>> BEGIN Working data

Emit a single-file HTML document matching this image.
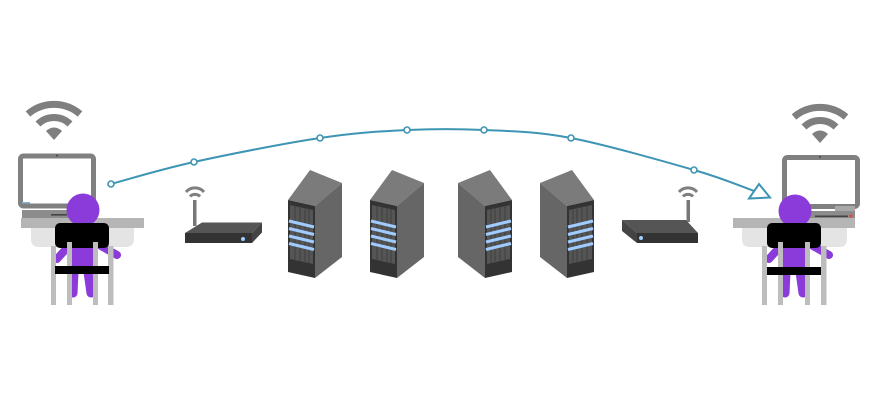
<!DOCTYPE html>
<html>
<head>
<meta charset="utf-8">
<style>
html,body{margin:0;padding:0;background:#ffffff;}
body{width:870px;height:400px;overflow:hidden;}
svg{display:block;}
</style>
</head>
<body>
<svg width="870" height="400" viewBox="0 0 870 400" xmlns="http://www.w3.org/2000/svg">
  <rect width="870" height="400" fill="#ffffff"/>

  <!-- ============ LEFT WORKSTATION ============ -->
  <g id="wifiL" fill="none" stroke="#7f7f7f" stroke-width="7">
    <path d="M 28 114 A 40 40 0 0 1 80 114"/>
    <path d="M 38 124 A 23 23 0 0 1 70 124"/>
    <path d="M 46 131 A 11 11 0 0 1 62 131 L 54 140 Z" fill="#7f7f7f" stroke="none"/>
  </g>
  <!-- desk -->
  <path d="M 31 228 L 134 228 L 134 239 Q 134 247 126 247 L 39 247 Q 31 247 31 239 Z" fill="#e4e4e4"/>
  <rect x="21" y="218" width="123" height="10" fill="#b5b5b5"/>
  <!-- monitor -->
  <rect x="20.5" y="156" width="73" height="50" rx="3" fill="#ffffff" stroke="#808080" stroke-width="5"/>
  <rect x="22" y="202" width="8" height="1.5" fill="#7fb3d5"/>
  <circle cx="57" cy="155.5" r="0.9" fill="#333"/>
  <rect x="22" y="210" width="52" height="8" fill="#8c8c8c"/>
  <rect x="51" y="214" width="16" height="1.6" fill="#444"/>
  <!-- person -->
  <g stroke="#8b3bd9" stroke-linecap="round" fill="none">
    <line x1="66" y1="249" x2="57" y2="259" stroke-width="8"/>
    <line x1="101" y1="246" x2="117" y2="255" stroke-width="8"/>
    <line x1="74" y1="272" x2="73" y2="293" stroke-width="9"/>
    <line x1="88" y1="272" x2="91" y2="293" stroke-width="9"/>
  </g>
  <rect x="70" y="238" width="26" height="34" rx="4" fill="#8b3bd9"/>
  <circle cx="83" cy="210" r="16.5" fill="#8b3bd9"/>
  <!-- chair -->
  <rect x="51" y="246" width="5" height="59" fill="#bdbdbd"/>
  <rect x="108" y="246" width="5.5" height="59" fill="#bdbdbd"/>
  <rect x="55" y="223" width="54" height="25" rx="5" fill="#000000"/>
  <rect x="67" y="242" width="5" height="63" fill="#bdbdbd"/>
  <rect x="93" y="242" width="5" height="63" fill="#bdbdbd"/>
  <rect x="55" y="266" width="54" height="8" fill="#000000"/>

  <!-- ============ RIGHT WORKSTATION ============ -->
  <g transform="translate(766,3)" fill="none" stroke="#7f7f7f" stroke-width="7">
    <path d="M 28 114 A 40 40 0 0 1 80 114"/>
    <path d="M 38 124 A 23 23 0 0 1 70 124"/>
    <path d="M 46 131 A 11 11 0 0 1 62 131 L 54 140 Z" fill="#7f7f7f" stroke="none"/>
  </g>
  <path d="M 742 228 L 847 228 L 847 239 Q 847 247 839 247 L 750 247 Q 742 247 742 239 Z" fill="#e4e4e4"/>
  <rect x="733" y="218" width="122" height="10" fill="#b5b5b5"/>
  <rect x="784.5" y="157.5" width="73" height="49" rx="3" fill="#ffffff" stroke="#808080" stroke-width="5"/>
  <circle cx="820" cy="157" r="0.9" fill="#333"/>
  <rect x="835" y="206" width="20" height="6" fill="#a8a8a8"/>
  <rect x="806" y="211" width="49" height="7" fill="#8c8c8c"/>
  <rect x="815" y="215.5" width="33" height="1.6" fill="#444"/>
  <circle cx="851" cy="216" r="1.6" fill="#e04848"/>
  <g stroke="#8b3bd9" stroke-linecap="round" fill="none">
    <line x1="778" y1="249" x2="769" y2="259" stroke-width="8"/>
    <line x1="813" y1="246" x2="829" y2="255" stroke-width="8"/>
    <line x1="786" y1="272" x2="785" y2="293" stroke-width="9"/>
    <line x1="800" y1="272" x2="803" y2="293" stroke-width="9"/>
  </g>
  <rect x="782" y="238" width="26" height="34" rx="4" fill="#8b3bd9"/>
  <circle cx="795" cy="211" r="16.5" fill="#8b3bd9"/>
  <rect x="762" y="246" width="5" height="59" fill="#bdbdbd"/>
  <rect x="821" y="246" width="5.5" height="59" fill="#bdbdbd"/>
  <rect x="767" y="223" width="54" height="25" rx="5" fill="#000000"/>
  <rect x="778" y="242" width="5" height="63" fill="#bdbdbd"/>
  <rect x="805" y="242" width="5" height="63" fill="#bdbdbd"/>
  <rect x="767" y="267" width="54" height="8" fill="#000000"/>

  <!-- ============ ROUTERS ============ -->
  <g>
    <path d="M 186 192 A 12 12 0 0 1 204 192" fill="none" stroke="#7f7f7f" stroke-width="3"/>
    <path d="M 190 196.5 A 7 7 0 0 1 200 196.5" fill="none" stroke="#7f7f7f" stroke-width="3"/>
    <rect x="193" y="200" width="3.5" height="26" fill="#777"/>
    <polygon points="185,233 202,222.5 262,222.5 252,233" fill="#555555"/>
    <polygon points="252,233 262,222.5 262,232.5 252,243" fill="#444444"/>
    <rect x="185" y="233" width="67" height="10" fill="#333333"/>
    <circle cx="243" cy="239" r="2" fill="#9fd0ff"/>
  </g>
  <g>
    <path d="M 679 192 A 12 12 0 0 1 697 192" fill="none" stroke="#7f7f7f" stroke-width="3"/>
    <path d="M 683 196.5 A 7 7 0 0 1 693 196.5" fill="none" stroke="#7f7f7f" stroke-width="3"/>
    <rect x="686.5" y="200" width="3.5" height="22" fill="#777"/>
    <polygon points="622,220 686,220 698,233 637,233" fill="#555555"/>
    <polygon points="622,220 637,233 637,243 622,231" fill="#444444"/>
    <rect x="637" y="233" width="61" height="10" fill="#333333"/>
    <circle cx="641" cy="238" r="2" fill="#9fd0ff"/>
  </g>

  <!-- ============ SERVERS ============ -->
  <defs>
    <g id="srvL">
      <polygon points="288,200 310,170 342,183 315,206" fill="#7b7b7b"/>
      <polygon points="315,206 342,183 342,257 315,278" fill="#666666"/>
      <polygon points="288,200 315,206 315,278 288,272" fill="#333333"/>
      <polygon points="290,205 313,210 313,264 290,259" fill="#555555"/>
      <g stroke="#3a3a3a" stroke-width="0.8">
        <line x1="295" y1="206" x2="295" y2="260"/>
        <line x1="300" y1="207" x2="300" y2="261"/>
        <line x1="305" y1="208" x2="305" y2="262"/>
        <line x1="309" y1="209" x2="309" y2="263"/>
      </g>
      <g stroke="#9fcbff" stroke-width="3">
        <line x1="289" y1="221" x2="314" y2="227"/>
        <line x1="289" y1="228.5" x2="314" y2="234.5"/>
        <line x1="289" y1="236" x2="314" y2="242"/>
        <line x1="289" y1="243.5" x2="314" y2="249.5"/>
      </g>
    </g>
    <g id="srvR">
      <polygon points="512,200 490,170 458,183 485,206" fill="#7b7b7b"/>
      <polygon points="485,206 458,183 458,257 485,278" fill="#666666"/>
      <polygon points="512,200 485,206 485,278 512,272" fill="#333333"/>
      <polygon points="510,205 487,210 487,264 510,259" fill="#555555"/>
      <g stroke="#3a3a3a" stroke-width="0.8">
        <line x1="505" y1="206" x2="505" y2="260"/>
        <line x1="500" y1="207" x2="500" y2="261"/>
        <line x1="495" y1="208" x2="495" y2="262"/>
        <line x1="491" y1="209" x2="491" y2="263"/>
      </g>
      <g stroke="#9fcbff" stroke-width="3">
        <line x1="511" y1="221" x2="486" y2="227"/>
        <line x1="511" y1="228.5" x2="486" y2="234.5"/>
        <line x1="511" y1="236" x2="486" y2="242"/>
        <line x1="511" y1="243.5" x2="486" y2="249.5"/>
      </g>
    </g>
  </defs>
  <use href="#srvL"/>
  <use href="#srvL" transform="translate(82,0)"/>
  <use href="#srvR"/>
  <use href="#srvR" transform="translate(82,0)"/>

  <!-- ============ CONNECTOR ============ -->
  <g fill="none" stroke="#3d95b3" stroke-width="2">
    <path d="M 111 184 C 124.8 180.3 159.2 169.7 194 162 C 228.8 154.3 284.5 143.3 320 138 C 355.5 132.7 379.7 131.3 407 130 C 434.3 128.7 456.7 128.7 484 130 C 511.3 131.3 536 131.3 571 138 C 606 144.7 663.5 161.2 694 170 C 724.5 178.8 744 187.5 754 191"/>
    <polygon points="770,197.5 759,184 749,198.5" stroke-linejoin="miter"/>
  </g>
  <g fill="#ffffff" stroke="#3d95b3" stroke-width="1.6">
    <circle cx="111" cy="184" r="3"/>
    <circle cx="194" cy="162" r="3"/>
    <circle cx="320" cy="138" r="3"/>
    <circle cx="407" cy="130" r="3"/>
    <circle cx="484" cy="130" r="3"/>
    <circle cx="571" cy="138" r="3"/>
    <circle cx="694" cy="170" r="3"/>
  </g>
</svg>
</body>
</html>
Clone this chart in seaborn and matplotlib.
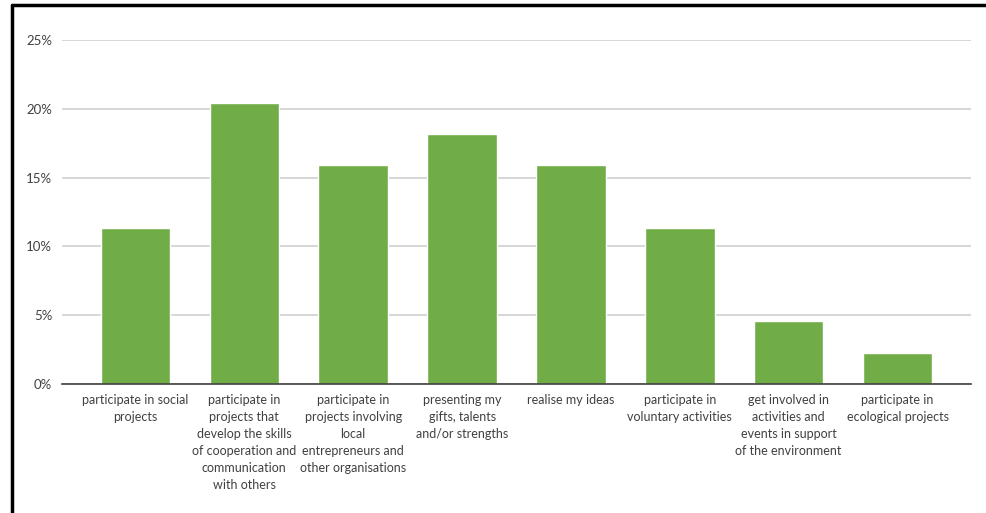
import matplotlib
matplotlib.use("Agg")
import matplotlib.pyplot as plt
from matplotlib.lines import Line2D
from matplotlib.ticker import FuncFormatter
import seaborn as sns
import pandas as pd

categories = [
    "participate in social\nprojects",
    "participate in\nprojects that\ndevelop the skills\nof cooperation and\ncommunication\nwith others",
    "participate in\nprojects involving\nlocal\nentrepreneurs and\nother organisations",
    "presenting my\ngifts, talents\nand/or strengths",
    "realise my ideas",
    "participate in\nvoluntary activities",
    "get involved in\nactivities and\nevents in support\nof the environment",
    "participate in\necological projects",
]
shares = [11.36, 20.45, 15.91, 18.18, 15.91, 11.36, 4.55, 2.27]
y_ticks = [0, 5, 10, 15, 20, 25]

sns.set_theme(style="white")
plt.rcParams["font.family"] = ["Lato", "DejaVu Sans"]

df = pd.DataFrame({"category": categories, "share": shares})

W, H = 986, 513
fig = plt.figure(figsize=(W / 100, H / 100), dpi=100)
ax = fig.add_axes([62 / W, (H - 384) / H, (971 - 62) / W, (384 - 40) / H])

sns.barplot(data=df, x="category", y="share", color="#70AD47", width=0.64,
            saturation=1, ax=ax, zorder=3)

ax.set_ylim(0, 25)
ax.set_xlim(-0.675, 7.675)
ax.set_yticks(y_ticks)
ax.yaxis.set_major_formatter(FuncFormatter(lambda v, _: f"{v:.0f}%"))
ax.grid(axis="y", color="#d0d0d0", linewidth=1.2, zorder=0)
ax.grid(axis="x", visible=False)
ax.set_xlabel("")
ax.set_ylabel("")
for side in ["top", "right", "left"]:
    ax.spines[side].set_visible(False)
ax.spines["bottom"].set_color("#404040")
ax.spines["bottom"].set_linewidth(1.2)
ax.spines["bottom"].set_zorder(4)
ax.tick_params(axis="both", length=0, labelsize=9, colors="#404040")
ax.tick_params(axis="y", pad=7, labelsize=9.5)
ax.tick_params(axis="x", pad=7)
for lbl in ax.get_xticklabels():
    lbl.set_linespacing(1.5)

# frame lines on the left and top edges of the figure
fig.add_artist(Line2D([12 / W, 12 / W], [0, 1 - 5 / H], color="black", linewidth=2.5,
                      transform=fig.transFigure))
fig.add_artist(Line2D([12 / W, 1], [1 - 5 / H, 1 - 5 / H], color="black", linewidth=2.5,
                      transform=fig.transFigure))

fig.savefig("out.png", dpi=100)
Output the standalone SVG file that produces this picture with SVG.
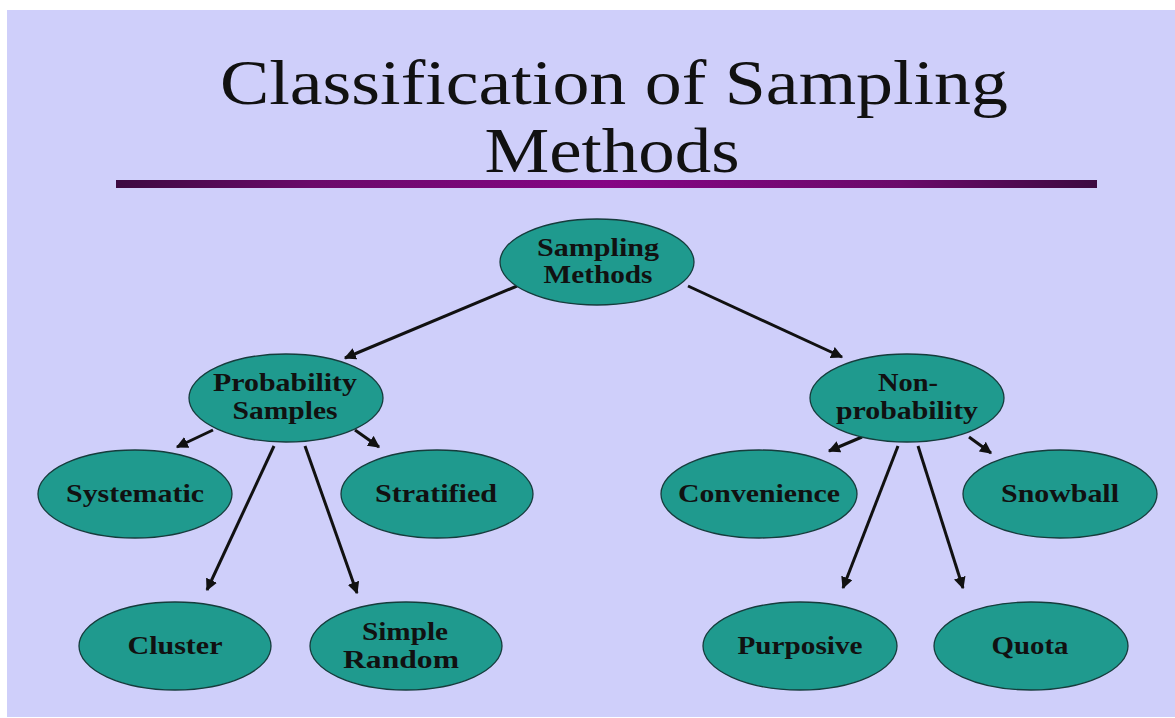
<svg xmlns="http://www.w3.org/2000/svg" width="1175" height="718" viewBox="0 0 1175 718">
<defs>
<linearGradient id="bar" x1="0" x2="1" y1="0" y2="0">
<stop offset="0" stop-color="#3c0a40"/>
<stop offset="0.2" stop-color="#6a0a6a"/>
<stop offset="0.5" stop-color="#850585"/>
<stop offset="0.8" stop-color="#6a0a6a"/>
<stop offset="1" stop-color="#3c0a40"/>
</linearGradient>
<marker id="ah" viewBox="0 0 10 10" refX="9" refY="5" markerWidth="4" markerHeight="4" orient="auto" markerUnits="strokeWidth">
<path d="M0,0 L10,5 L0,10 z" fill="#111"/>
</marker>
<style>
.node ellipse{fill:#1f9a8e;stroke:#163c3c;stroke-width:1.3}
.node text{font-family:"Liberation Serif","Times New Roman",serif;font-weight:bold;font-size:25px;fill:#111;text-anchor:middle}
.title{font-family:"Liberation Serif","Times New Roman",serif;font-size:63px;fill:#111;text-anchor:middle}
#connectors line{stroke:#111;stroke-width:3;marker-end:url(#ah)}
</style>
</defs>
<rect x="0" y="0" width="1175" height="718" fill="#ffffff"/>
<rect x="7" y="10" width="1168" height="707" fill="#cfcffa"/>
<text class="title" x="614" y="104" textLength="788" lengthAdjust="spacingAndGlyphs">Classification of Sampling</text>
<text class="title" x="612" y="172" textLength="255" lengthAdjust="spacingAndGlyphs">Methods</text>
<rect x="116" y="180" width="981" height="8" fill="url(#bar)"/>
<g id="connectors">
<line x1="517" y1="286" x2="345" y2="358"/>
<line x1="688" y1="286" x2="842" y2="357"/>
<line x1="213" y1="430" x2="177" y2="447"/>
<line x1="355" y1="430" x2="379" y2="447"/>
<line x1="274" y1="446" x2="207" y2="590"/>
<line x1="305" y1="446" x2="357" y2="593"/>
<line x1="862" y1="437" x2="829" y2="451"/>
<line x1="969" y1="437" x2="991" y2="453"/>
<line x1="898" y1="446" x2="843" y2="588"/>
<line x1="918" y1="446" x2="963" y2="588"/>
</g>
<g id="n-sampling" class="node"><ellipse cx="597" cy="262" rx="97" ry="43"/><text x="598" y="256" textLength="122" lengthAdjust="spacingAndGlyphs">Sampling</text><text x="598" y="283" textLength="109" lengthAdjust="spacingAndGlyphs">Methods</text></g>
<g id="n-probability" class="node"><ellipse cx="286" cy="398" rx="97" ry="44"/><text x="285" y="391" textLength="144" lengthAdjust="spacingAndGlyphs">Probability</text><text x="285" y="419" textLength="105" lengthAdjust="spacingAndGlyphs">Samples</text></g>
<g id="n-nonprob" class="node"><ellipse cx="907" cy="398" rx="97" ry="44"/><text x="908" y="391" textLength="60" lengthAdjust="spacingAndGlyphs">Non-</text><text x="907" y="419" textLength="142" lengthAdjust="spacingAndGlyphs">probability</text></g>
<g id="n-systematic" class="node"><ellipse cx="135" cy="494" rx="97" ry="44"/><text x="135" y="502" textLength="138" lengthAdjust="spacingAndGlyphs">Systematic</text></g>
<g id="n-stratified" class="node"><ellipse cx="437" cy="494" rx="96" ry="44"/><text x="436" y="502" textLength="122" lengthAdjust="spacingAndGlyphs">Stratified</text></g>
<g id="n-convenience" class="node"><ellipse cx="759" cy="494" rx="98" ry="44"/><text x="759" y="502" textLength="162" lengthAdjust="spacingAndGlyphs">Convenience</text></g>
<g id="n-snowball" class="node"><ellipse cx="1060" cy="494" rx="97" ry="44"/><text x="1060" y="502" textLength="118" lengthAdjust="spacingAndGlyphs">Snowball</text></g>
<g id="n-cluster" class="node"><ellipse cx="175" cy="646" rx="96" ry="44"/><text x="175" y="654" textLength="95" lengthAdjust="spacingAndGlyphs">Cluster</text></g>
<g id="n-simple" class="node"><ellipse cx="406" cy="646" rx="96" ry="44"/><text x="405" y="640" textLength="86" lengthAdjust="spacingAndGlyphs">Simple</text><text x="401" y="668" textLength="116" lengthAdjust="spacingAndGlyphs">Random</text></g>
<g id="n-purposive" class="node"><ellipse cx="800" cy="646" rx="97" ry="44"/><text x="800" y="654" textLength="125" lengthAdjust="spacingAndGlyphs">Purposive</text></g>
<g id="n-quota" class="node"><ellipse cx="1031" cy="646" rx="97" ry="44"/><text x="1030" y="654" textLength="77" lengthAdjust="spacingAndGlyphs">Quota</text></g>
</svg>
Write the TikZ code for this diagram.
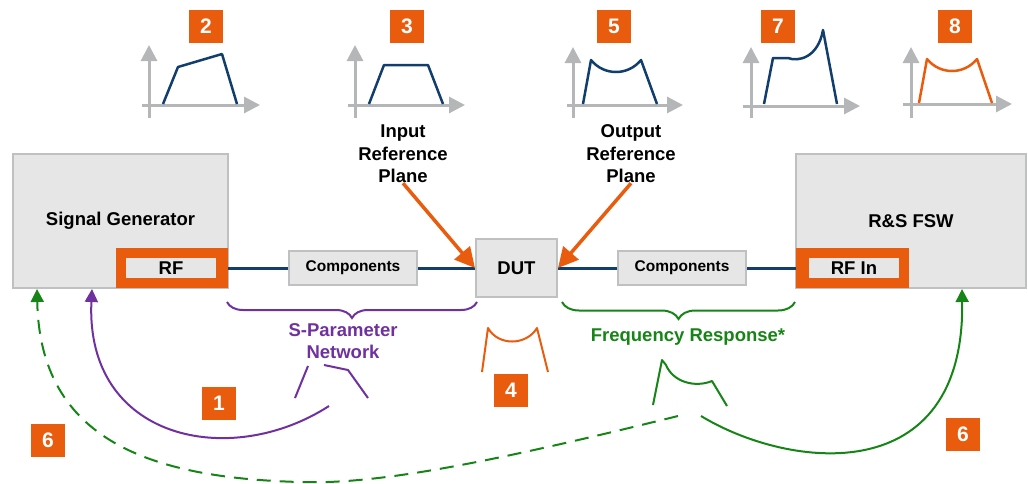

>> END Working data

=== What is needed ===
Copy all the lines above that hold the string "this".

=== Task answer ===
Emit a single-file HTML document matching this image.
Clone this chart in seaborn and matplotlib.
Output the standalone SVG file that produces this picture with SVG.
Write the TikZ code for this diagram.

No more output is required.